Figure 4(A) Heat map represents the number of BS junction reads of circRNAs significantly Differentially Expressed (DE) in ER+ tumors versus Normal Breast Organoids (NBO) (left), ER+ tumors versus HER2 amplified tumors (middle), or ER+ tumor samples versus Triple Negative (TN) tumors (right). (B) Bar plot shows the log2 Fold Change of the ten most significant upregulated or downregulated DE circRNAs in each DE analysis performed (red). In blue are represented their correspondent linear genes. In bold circRNAs whose host genes are known to be DE in a specific condition. (C) Radar plot represents the number of BS reads of three representative DE circRNAs, counted by HashCirc in 20 total RNA-Seq datasets from primary tumor specimens (ER = ER+ tumors; HER2 = HER2 amplified tumors; NBO = Normal Breast Organoids). (D) Heat map represents the expression level of ten selected circRNAs measured by qRT-PCR in 42 different tumor samples, (left) and the level of expression of the corresponding host genes (right). The tumor molecular subtype and the positivity to ER expression or HER2 amplification is reported on top of the heat maps, accordingly to clinical data.

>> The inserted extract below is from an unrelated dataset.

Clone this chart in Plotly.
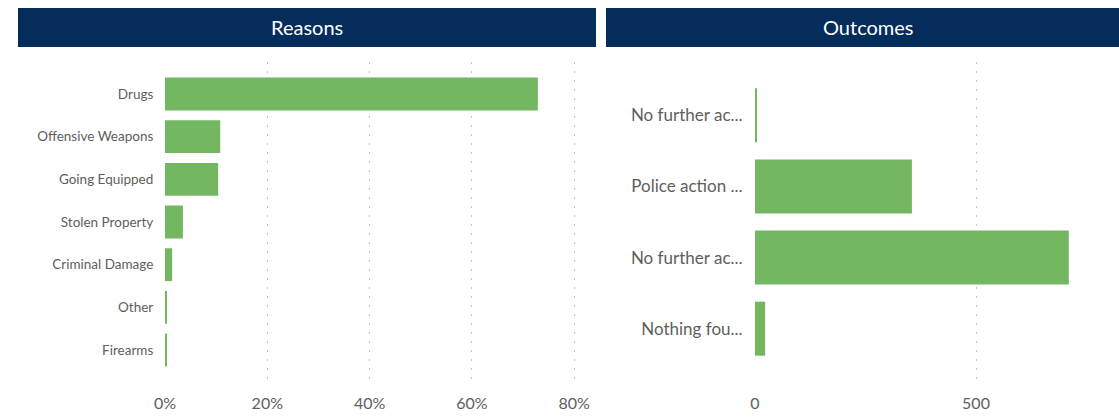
import plotly.graph_objects as go

W, H = 1119, 418

reason_labels = ["Drugs", "Offensive Weapons", "Going Equipped", "Stolen Property",
                 "Criminal Damage", "Other", "Firearms"]
reason_share = [0.729, 0.108, 0.104, 0.035, 0.014, 0.002, 0.002]

outcome_labels = ["No further ac...", "Police action ...", "No further ac...", "Nothing fou..."]
outcome_counts = [3, 355, 710, 23]

reason_ticks = [0, 0.2, 0.4, 0.6, 0.8]
outcome_ticks = [0, 500]

BAR = "#73B761"
NAVY = "#042D5B"
TXT = "#605E5C"
FONT = "Lato, 'Noto Sans', sans-serif"

def px_x(p):
    return p / W

def px_y(p):
    return 1 - p / H

fig = go.Figure()

fig.add_trace(go.Bar(
    x=reason_share, y=list(range(len(reason_labels))), orientation="h",
    marker=dict(color=BAR, line=dict(width=0)), width=0.77,
    xaxis="x", yaxis="y", hoverinfo="x+text", text=reason_labels, textposition="none",
))
fig.add_trace(go.Bar(
    x=outcome_counts, y=list(range(len(outcome_labels))), orientation="h",
    marker=dict(color=BAR, line=dict(width=0)), width=0.76,
    xaxis="x2", yaxis="y2", hoverinfo="x+text", text=outcome_labels, textposition="none",
))

ydom = [px_y(382), px_y(62)]

grid = dict(showgrid=True, gridcolor="#C4C4C4", griddash="2px,7px", gridwidth=1,
            zeroline=False, showline=False, ticks="outside", ticklen=7, automargin=False,
            tickcolor="rgba(0,0,0,0)", tickfont=dict(family=FONT, size=16, color=TXT))

ycommon = dict(showgrid=False, zeroline=False, showline=False, ticks="outside", ticklen=8,
               tickcolor="rgba(0,0,0,0)", automargin=False)

fig.update_layout(
    width=W, height=H, margin=dict(l=0, r=0, t=0, b=0, autoexpand=False),
    paper_bgcolor="white", plot_bgcolor="white", showlegend=False,
    xaxis=dict(domain=[px_x(165), px_x(589.5)], range=[0, 0.83], tickvals=reason_ticks,
               tickformat=".0%", anchor="y", **grid),
    yaxis=dict(domain=ydom, range=[len(reason_labels) - 0.25, -0.75],
               tickvals=list(range(len(reason_labels))), ticktext=reason_labels,
               tickfont=dict(family=FONT, size=13.5, color=TXT), anchor="x", **ycommon),
    xaxis2=dict(domain=[px_x(755), px_x(1108.6)], range=[0, 800], tickvals=outcome_ticks,
                anchor="y2", **grid),
    yaxis2=dict(domain=ydom, range=[len(outcome_labels) - 0.25, -0.75],
                tickvals=list(range(len(outcome_labels))), ticktext=outcome_labels,
                tickfont=dict(family=FONT, size=17, color=TXT), anchor="x2", **ycommon),
    bargap=0.23,
)

# header bars
for x0, x1, title, cx in [(18, 596, "Reasons", 307), (606, 1125, "Outcomes", 868)]:
    fig.add_shape(type="rect", xref="paper", yref="paper",
                  x0=px_x(x0), x1=px_x(x1), y0=px_y(47), y1=px_y(8),
                  fillcolor=NAVY, line=dict(width=0), layer="below")
    fig.add_annotation(xref="paper", yref="paper", x=px_x(cx), y=px_y(27.5),
                       text=title, showarrow=False, xanchor="center", yanchor="middle",
                       font=dict(family=FONT, size=20, color="white"))

fig.write_html("out.html", config={"displayModeBar": False},
               post_script="document.body.style.margin='0';document.body.style.overflow='hidden';")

Figure 5(A) Line plot shows the normalized number of Ago-HITS-CLIP reads counted in a genomic window of +/− 500 bp centered on each circRNA BS sites (left) or at corresponding linear splicing sites of genes from the control gene set (right). Data of all the three biological replicates of the experiment are reported. CE, Circularizing exon. (B) Box plot represents the number of Ago-HITS-CLIP reads counted within a genomic region of +/− 100 bp centered on each circRNA BS sites (red) or control gene splicing sites (blue). p-value by Wilcoxon-Rank Sum Test. ***, p-value < 0.001. (C) Washu Genome Browser representation of the circRNA predicted at ZNF91 gene. The normalized genomic coverage of the three Ago-HITS-CLIP experiments is reported at the bottom. The signal was normalized on the total number of reads sequenced in each experiment. (D) Histogram representing the number of sequences overlapped with Ago-HITS-CLIP reads considering the CM7 BS junctions (red) and 100 sets of 3,271 sequences generated by random permutation of CM7 BS sequences halves (blue). (E) Box plot representing the log10 average reads in three different datasets: 127 AGO-overlapped back-splicing sequences (red), 100 sets of random sequences generated by randomly permuting 127 randomly selected from the 3,271 CM7 back-splicing sequence halves (Permuted Set 1, blue) and 100 sets of random sequences generated by permuting the 127 back-splicing sequences overlapped with AGO (Permuted Set 2, blue) p-value by Wilcoxon-Rank Sum Test. ***, p-value < 0.001. (F) Bar plot showing the average normalized Ago reads overlapped with the top 10 CM7 BS junction (red) and a set composed of linear mRNA splicing sequences in between of the two exons involved in the circularization (light blue). The internal junction was defined by considering the 5’ CE and the following exon in the linear transcript. For Circ_RPPH1_1, mapped on a monoexonic gene, no control junction was available. For the monoexonic circRNA Circ_EXO5_3 no internal junction was available. The number of reads counted on the linear mRNA splicing sequences involving the CE and the flanking exon at the 5’ (cyan) and the flanking exon at the 3’ (blue) were also reported.